When Jesus came on the scene preaching and inaugurating the kingdom of God, a conflict was presented between the forces of good and evil, of God’s kingdom and the anti-kingdom. Jesus’ message, authority, and his substantial role in salvation-history are derived from God. Mark’s emphasis on various elements of the story offered a nuanced telling of the stunning proclamation of Jesus’ authority and lordship for his audience.[1]

“The adherence to Jesus remains a precondition for eschatological salvation during the post resurrection period. . . . In the face of persecution and affliction during Jesus' absence the precondition for participation in the eschatological salvation is faithfulness to Jesus and the Gospel: whoever denies inherence to Jesus or the gospel (Mk 8:38 parentheses) forfeits salvation (Mk 8:34, 38; cf. Mk 4:16-19). . . . For Mark, salvation first of all means participation in God's eschatological reign (Mk 1:14-15; 9:47; 10:24-25), which will be brought about finally when the Son of Man returns (Mk 8:38-9:1; 13:24-27). The coming of the Son of Man is depicted as God’s final judgment and is understood as the destruction of God's enemies. Salvation therefore entails being saved from God's final judgment administered by the Son of Man (Mk 8:34-9:1; 13:24-27; 14:62).” [2]

Luke

It is Luke’s Gospel that has Simeon declaring that the salvation Jesus brings into history will be a “light of revelation for the gentiles” (2:32). This theme is realized in the mission portrayed throughout Acts. 

“Luke’s massive two-volume work can be read as claiming, among many other things, that this status ought now to belong to the Christians. They are the ones who have inherited the Jewish promises of salvation; they are the ones to whom accrues the status proper to a religion of great antiquity.” [3]

 “Luke clearly grasped the equally important Jewish belief that when Israel was redeemed the whole world would be blessed. Israel’s salvation was not to be a private affair only: it was to be for the benefit of all. The good news of the established kingdom would have to impinge on the Gentile world. Since, therefore, he believed that this good news had taken the form of the life, and particularly the death and resurrection, of one human being, and since this was a Jewish message for the Gentile world, Luke blended together two apparently incompatible genres with consummate skill. He told the story of Jesus as a Jewish story, indeed as the Jewish story, much as Josephus told the story of the fall of Jerusalem as the climax of Israel’s long and tragic history. But he told it in such a way as to say to his non-Jewish Greco-Roman audience: here, in the life of this one man, is the Jewish message of salvation that you pagans need.”[4]
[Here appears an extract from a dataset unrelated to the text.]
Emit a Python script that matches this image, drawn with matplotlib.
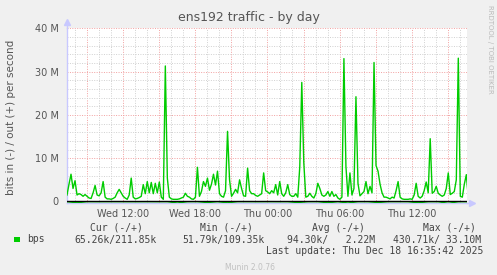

“‘Salvation’ is a particularly Lukan theme whose thesis is that ‘the idea of salvation supplies the key to the theology of Luke’ but familiar in (in verb or noun) in all strands of early Christianity.”[5]

At the circumcision of John the Baptist, Zacharias prophesied concerning not only John, but regarding Luke’s greater message of God’s eschatological salvation-history:[6]

“Blessed be the Lord God of Israel, For He has visited us and accomplished redemption for His people, And has raised up a horn of salvation for us In the house of David His servant-- As He spoke by the mouth of His holy prophets from of old-- Salvation FROM OUR ENEMIES, And FROM THE HAND OF ALL WHO HATE US; To show mercy toward our fathers, And to remember His holy covenant, The oath which He swore to Abraham our father, To grant us that we, being rescued from the hand of our enemies, Might serve Him without fear, In holiness and righteousness before Him all our days” Luke 1:68-75. 

Notice that the wording of this prophecy is in the past tense, “visited,” “accomplished,” “raised,” but yet Jesus hadn’t even been born at this time. Speaking in the past tense of something that is assured is an idiomatic expression common throughout biblical and Hebraic literature.




[1] For example see Thomas Schmidt, “Jesus Triumphal March to Crucifixion: The Sacred Way as Roman Procession” Biblical Review (Feb. 1997), 30.
[2] Joel B. Green, “Salvation,” Dictionary of Jesus and the Gospel's, Second Ed. (Downers Grove, Ill.: InterVarsity Press, 2013) 827.
[3] Wright, People of God, 376-7.
[4] Ibid., 381. (cf. Acts 17).
[5] J. D. G. Dunn, Beginning from Jerusalem, Christianity in the Making, v. 2 (Erdmans, 2008), 672.
[6] In Acts 28, verse 28 appears to equate the gentiles listening to the “salvation of God” with Paul’s preaching the Kingdom of God in verse 31.